If you live in the suburbs, stop saying you are from Chicago.

I have been living in the city for over a decade, and I will tell you first hand, there is no greater way to piss off a true Chicagoan than to say you are from Chicago when you live in a suburb nearly an hour or more away. Calling it “Chi-Town” is a close second.

Call it “Chi-raq” and I will punch you in your throat.

I know many of you lighting your torches at this very moment will argue, “It is just easier than saying, “I live in (insert random shitty suburb here),” but if you have to pay a toll to get the city, you clearly don’t live within it. Therefore, claiming you do is about as authentic as Drake’s street cred.*

*(If you have been living under a rock, google “Hotline Bling.” Yes, mom. I will show you how to use google next week.)

See, there is a certain amount of bullshit one must encounter when living in a major city regardless of how amazing it is. If you do not experience these things, you don’t get to have your cake and call it Chicago too.
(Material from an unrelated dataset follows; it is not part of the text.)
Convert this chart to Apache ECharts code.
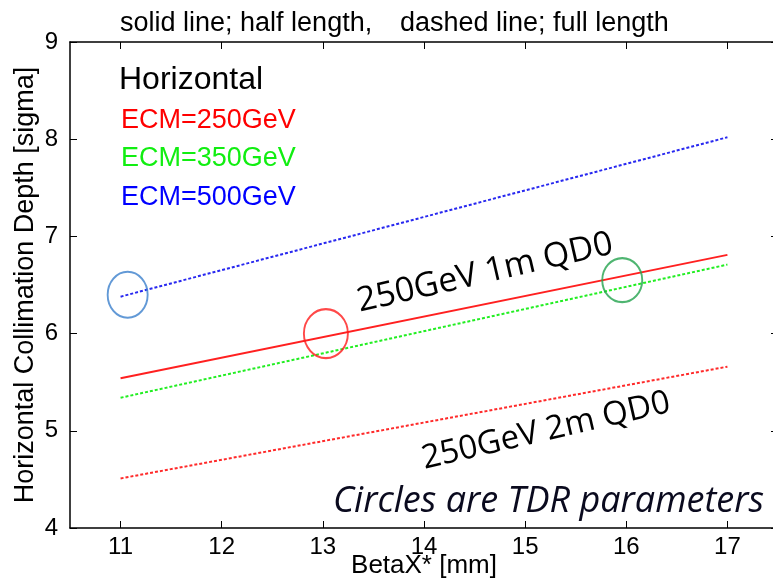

You don’t have to deal with the fresh scent of urine on your morning commute, nor do you spend a decent part of your day trying to distinguish between an actual crazy person and an irate homeless person, and you sure as shit don’t have to worry someone will call “Dibs” on the parking spot you spent hours shoveling out. Those of us that live here feel like we earned the right to call this wonderfully crazy place home so if your favorite bar is in a strip mall, stop claiming to be part of our exquisite madness.